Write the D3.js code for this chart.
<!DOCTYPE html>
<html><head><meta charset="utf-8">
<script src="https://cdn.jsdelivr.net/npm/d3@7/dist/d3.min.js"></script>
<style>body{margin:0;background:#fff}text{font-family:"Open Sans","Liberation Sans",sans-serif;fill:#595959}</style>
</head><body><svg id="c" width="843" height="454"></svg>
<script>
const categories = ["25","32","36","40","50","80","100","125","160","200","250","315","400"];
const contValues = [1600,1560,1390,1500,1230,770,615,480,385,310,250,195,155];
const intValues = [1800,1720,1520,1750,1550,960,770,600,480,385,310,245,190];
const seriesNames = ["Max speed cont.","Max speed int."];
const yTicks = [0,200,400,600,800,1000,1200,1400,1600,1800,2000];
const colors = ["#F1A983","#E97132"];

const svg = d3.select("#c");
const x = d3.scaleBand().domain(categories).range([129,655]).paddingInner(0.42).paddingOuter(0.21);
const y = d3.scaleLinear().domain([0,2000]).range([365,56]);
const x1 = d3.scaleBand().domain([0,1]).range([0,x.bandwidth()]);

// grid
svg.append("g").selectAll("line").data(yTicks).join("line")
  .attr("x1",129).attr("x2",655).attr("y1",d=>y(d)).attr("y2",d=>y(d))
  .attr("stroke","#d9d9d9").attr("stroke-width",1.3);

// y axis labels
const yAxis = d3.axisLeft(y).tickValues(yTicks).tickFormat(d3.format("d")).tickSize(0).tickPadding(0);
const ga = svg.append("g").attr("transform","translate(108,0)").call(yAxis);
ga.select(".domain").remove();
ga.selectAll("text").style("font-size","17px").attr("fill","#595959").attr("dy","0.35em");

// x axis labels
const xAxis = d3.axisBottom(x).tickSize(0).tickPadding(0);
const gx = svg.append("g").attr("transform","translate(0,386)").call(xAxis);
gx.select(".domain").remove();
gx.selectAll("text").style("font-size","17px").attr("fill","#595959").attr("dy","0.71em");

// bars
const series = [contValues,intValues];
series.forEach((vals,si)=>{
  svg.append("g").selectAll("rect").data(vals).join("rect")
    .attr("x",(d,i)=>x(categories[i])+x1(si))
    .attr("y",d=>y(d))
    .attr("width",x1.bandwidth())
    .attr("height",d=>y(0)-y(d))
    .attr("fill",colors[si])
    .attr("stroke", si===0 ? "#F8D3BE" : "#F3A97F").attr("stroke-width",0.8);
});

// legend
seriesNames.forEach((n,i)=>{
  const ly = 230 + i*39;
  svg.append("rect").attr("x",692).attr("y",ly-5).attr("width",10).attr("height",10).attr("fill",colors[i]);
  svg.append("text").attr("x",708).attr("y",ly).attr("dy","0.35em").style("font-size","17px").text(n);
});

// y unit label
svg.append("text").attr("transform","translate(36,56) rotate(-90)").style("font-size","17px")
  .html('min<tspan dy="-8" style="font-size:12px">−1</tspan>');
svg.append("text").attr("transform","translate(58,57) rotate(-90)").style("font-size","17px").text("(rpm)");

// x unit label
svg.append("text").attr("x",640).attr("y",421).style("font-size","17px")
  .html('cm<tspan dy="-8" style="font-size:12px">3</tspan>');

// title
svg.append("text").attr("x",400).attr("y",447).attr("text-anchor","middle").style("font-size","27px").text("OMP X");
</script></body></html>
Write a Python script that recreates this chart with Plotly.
::::::::
* **What you need to do**
Copy the lines from the start of the data verbatim, stopping after the line containing "x1 = d3.scaleBand().domain([0,1]).range([0,x.bandwidth()]);".

* **Exercise output**
Write the D3.js code for this chart.
<!DOCTYPE html>
<html><head><meta charset="utf-8">
<script src="https://cdn.jsdelivr.net/npm/d3@7/dist/d3.min.js"></script>
<style>body{margin:0;background:#fff}text{font-family:"Open Sans","Liberation Sans",sans-serif;fill:#595959}</style>
</head><body><svg id="c" width="843" height="454"></svg>
<script>
const categories = ["25","32","36","40","50","80","100","125","160","200","250","315","400"];
const contValues = [1600,1560,1390,1500,1230,770,615,480,385,310,250,195,155];
const intValues = [1800,1720,1520,1750,1550,960,770,600,480,385,310,245,190];
const seriesNames = ["Max speed cont.","Max speed int."];
const yTicks = [0,200,400,600,800,1000,1200,1400,1600,1800,2000];
const colors = ["#F1A983","#E97132"];

const svg = d3.select("#c");
const x = d3.scaleBand().domain(categories).range([129,655]).paddingInner(0.42).paddingOuter(0.21);
const y = d3.scaleLinear().domain([0,2000]).range([365,56]);
const x1 = d3.scaleBand().domain([0,1]).range([0,x.bandwidth()]);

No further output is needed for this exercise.